WHAT THE TASK REQUIRES: Repeat every line of the listing below exactly, minus the pictures.

::::::::

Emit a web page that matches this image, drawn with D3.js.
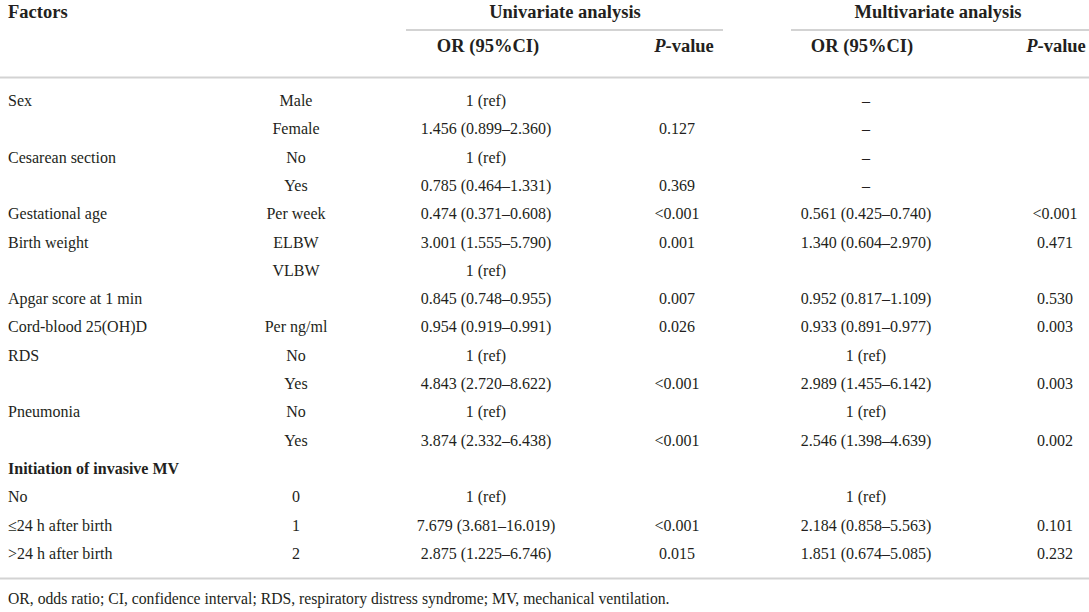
<!DOCTYPE html>
<html><head><meta charset="utf-8">
<script src="https://cdn.jsdelivr.net/npm/d3@7/dist/d3.min.js"></script>
<style>
html,body{margin:0;padding:0;background:#fff;}
svg{display:block;}
text{font-family:"Liberation Serif","Times New Roman",serif;fill:#231f20;}
</style></head>
<body>
<script>
const factors = ["Sex","","Cesarean section","","Gestational age","Birth weight","","Apgar score at 1 min","Cord-blood 25(OH)D","RDS","","Pneumonia","","Initiation of invasive MV","No","≤24 h after birth",">24 h after birth"];
const categories = ["Male","Female","No","Yes","Per week","ELBW","VLBW","","Per ng/ml","No","Yes","No","Yes","","0","1","2"];
const uniOR = ["1 (ref)","1.456 (0.899–2.360)","1 (ref)","0.785 (0.464–1.331)","0.474 (0.371–0.608)","3.001 (1.555–5.790)","1 (ref)","0.845 (0.748–0.955)","0.954 (0.919–0.991)","1 (ref)","4.843 (2.720–8.622)","1 (ref)","3.874 (2.332–6.438)","","1 (ref)","7.679 (3.681–16.019)","2.875 (1.225–6.746)"];
const uniP = ["","0.127","","0.369","<0.001","0.001","","0.007","0.026","","<0.001","","<0.001","","","<0.001","0.015"];
const multiOR = ["–","–","–","–","0.561 (0.425–0.740)","1.340 (0.604–2.970)","","0.952 (0.817–1.109)","0.933 (0.891–0.977)","1 (ref)","2.989 (1.455–6.142)","1 (ref)","2.546 (1.398–4.639)","","1 (ref)","2.184 (0.858–5.563)","1.851 (0.674–5.085)"];
const multiP = ["","","","","<0.001","0.471","","0.530","0.003","","0.003","","0.002","","","0.101","0.232"];
const boldRows = [13];
const groupHeaders = ["Univariate analysis","Multivariate analysis"];
const subHeaders = ["OR (95%CI)","P-value","OR (95%CI)","P-value"];
const footnote = "OR, odds ratio; CI, confidence interval; RDS, respiratory distress syndrome; MV, mechanical ventilation.";

const W = 1089, H = 612;
const svg = d3.select("body").append("svg").attr("width", W).attr("height", H);

const y = d3.scaleLinear().domain([0, factors.length - 1]).range([106, 106 + 16 * 28.3]);
const rows = d3.range(factors.length);

const lineColor = "#d3d3d3";
const bodySize = 16;
const headSize = 18.5;

const cols = [
  {data: factors, x: 8, anchor: "start"},
  {data: categories, x: 296, anchor: "middle"},
  {data: uniOR, x: 486, anchor: "middle"},
  {data: uniP, x: 677, anchor: "middle"},
  {data: multiOR, x: 866, anchor: "middle"},
  {data: multiP, x: 1055, anchor: "middle"}
];

svg.append("text").attr("x", 8).attr("y", 18).attr("font-size", headSize).attr("font-weight", "bold").text("Factors");
const groupPos = [{x: 565, l0: 406, l1: 723}, {x: 938, l0: 791, l1: 1089}];
groupHeaders.forEach((g, i) => {
  svg.append("text").attr("x", groupPos[i].x).attr("y", 18).attr("text-anchor", "middle")
    .attr("font-size", headSize).attr("font-weight", "bold").text(g);
  svg.append("line").attr("x1", groupPos[i].l0).attr("x2", groupPos[i].l1).attr("y1", 30).attr("y2", 30)
    .attr("stroke", lineColor).attr("stroke-width", 2);
});
const subPos = [488, 684, 862, 1056];
subHeaders.forEach((s, i) => {
  const t = svg.append("text").attr("x", subPos[i]).attr("y", 52).attr("text-anchor", "middle")
    .attr("font-size", headSize).attr("font-weight", "bold");
  if (s.startsWith("P-")) {
    t.append("tspan").attr("font-style", "italic").text("P");
    t.append("tspan").text(s.slice(1));
  } else t.text(s);
});
svg.append("line").attr("x1", 0).attr("x2", W).attr("y1", 77.5).attr("y2", 77.5)
  .attr("stroke", lineColor).attr("stroke-width", 2);

cols.forEach(c => {
  svg.append("g").selectAll("text").data(rows).join("text")
    .attr("x", c.x).attr("y", d => y(d)).attr("text-anchor", c.anchor)
    .attr("font-size", bodySize)
    .attr("font-weight", d => boldRows.includes(d) ? "bold" : "normal")
    .text(d => c.data[d]);
});

svg.append("line").attr("x1", 0).attr("x2", W).attr("y1", 578.5).attr("y2", 578.5)
  .attr("stroke", lineColor).attr("stroke-width", 2);
svg.append("text").attr("x", 8).attr("y", 604).attr("font-size", 15.7).text(footnote);
</script>
</body></html>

::::::::

TASK ANSWER:
Emit a web page that matches this image, drawn with D3.js.
<!DOCTYPE html>
<html><head><meta charset="utf-8">
<script src="https://cdn.jsdelivr.net/npm/d3@7/dist/d3.min.js"></script>
<style>
html,body{margin:0;padding:0;background:#fff;}
svg{display:block;}
text{font-family:"Liberation Serif","Times New Roman",serif;fill:#231f20;}
</style></head>
<body>
<script>
const factors = ["Sex","","Cesarean section","","Gestational age","Birth weight","","Apgar score at 1 min","Cord-blood 25(OH)D","RDS","","Pneumonia","","Initiation of invasive MV","No","≤24 h after birth",">24 h after birth"];
const categories = ["Male","Female","No","Yes","Per week","ELBW","VLBW","","Per ng/ml","No","Yes","No","Yes","","0","1","2"];
const uniOR = ["1 (ref)","1.456 (0.899–2.360)","1 (ref)","0.785 (0.464–1.331)","0.474 (0.371–0.608)","3.001 (1.555–5.790)","1 (ref)","0.845 (0.748–0.955)","0.954 (0.919–0.991)","1 (ref)","4.843 (2.720–8.622)","1 (ref)","3.874 (2.332–6.438)","","1 (ref)","7.679 (3.681–16.019)","2.875 (1.225–6.746)"];
const uniP = ["","0.127","","0.369","<0.001","0.001","","0.007","0.026","","<0.001","","<0.001","","","<0.001","0.015"];
const multiOR = ["–","–","–","–","0.561 (0.425–0.740)","1.340 (0.604–2.970)","","0.952 (0.817–1.109)","0.933 (0.891–0.977)","1 (ref)","2.989 (1.455–6.142)","1 (ref)","2.546 (1.398–4.639)","","1 (ref)","2.184 (0.858–5.563)","1.851 (0.674–5.085)"];
const multiP = ["","","","","<0.001","0.471","","0.530","0.003","","0.003","","0.002","","","0.101","0.232"];
const boldRows = [13];
const groupHeaders = ["Univariate analysis","Multivariate analysis"];
const subHeaders = ["OR (95%CI)","P-value","OR (95%CI)","P-value"];
const footnote = "OR, odds ratio; CI, confidence interval; RDS, respiratory distress syndrome; MV, mechanical ventilation.";

const W = 1089, H = 612;
const svg = d3.select("body").append("svg").attr("width", W).attr("height", H);

const y = d3.scaleLinear().domain([0, factors.length - 1]).range([106, 106 + 16 * 28.3]);
const rows = d3.range(factors.length);

const lineColor = "#d3d3d3";
const bodySize = 16;
const headSize = 18.5;

const cols = [
  {data: factors, x: 8, anchor: "start"},
  {data: categories, x: 296, anchor: "middle"},
  {data: uniOR, x: 486, anchor: "middle"},
  {data: uniP, x: 677, anchor: "middle"},
  {data: multiOR, x: 866, anchor: "middle"},
  {data: multiP, x: 1055, anchor: "middle"}
];

svg.append("text").attr("x", 8).attr("y", 18).attr("font-size", headSize).attr("font-weight", "bold").text("Factors");
const groupPos = [{x: 565, l0: 406, l1: 723}, {x: 938, l0: 791, l1: 1089}];
groupHeaders.forEach((g, i) => {
  svg.append("text").attr("x", groupPos[i].x).attr("y", 18).attr("text-anchor", "middle")
    .attr("font-size", headSize).attr("font-weight", "bold").text(g);
  svg.append("line").attr("x1", groupPos[i].l0).attr("x2", groupPos[i].l1).attr("y1", 30).attr("y2", 30)
    .attr("stroke", lineColor).attr("stroke-width", 2);
});
const subPos = [488, 684, 862, 1056];
subHeaders.forEach((s, i) => {
  const t = svg.append("text").attr("x", subPos[i]).attr("y", 52).attr("text-anchor", "middle")
    .attr("font-size", headSize).attr("font-weight", "bold");
  if (s.startsWith("P-")) {
    t.append("tspan").attr("font-style", "italic").text("P");
    t.append("tspan").text(s.slice(1));
  } else t.text(s);
});
svg.append("line").attr("x1", 0).attr("x2", W).attr("y1", 77.5).attr("y2", 77.5)
  .attr("stroke", lineColor).attr("stroke-width", 2);

cols.forEach(c => {
  svg.append("g").selectAll("text").data(rows).join("text")
    .attr("x", c.x).attr("y", d => y(d)).attr("text-anchor", c.anchor)
    .attr("font-size", bodySize)
    .attr("font-weight", d => boldRows.includes(d) ? "bold" : "normal")
    .text(d => c.data[d]);
});

svg.append("line").attr("x1", 0).attr("x2", W).attr("y1", 578.5).attr("y2", 578.5)
  .attr("stroke", lineColor).attr("stroke-width", 2);
svg.append("text").attr("x", 8).attr("y", 604).attr("font-size", 15.7).text(footnote);
</script>
</body></html>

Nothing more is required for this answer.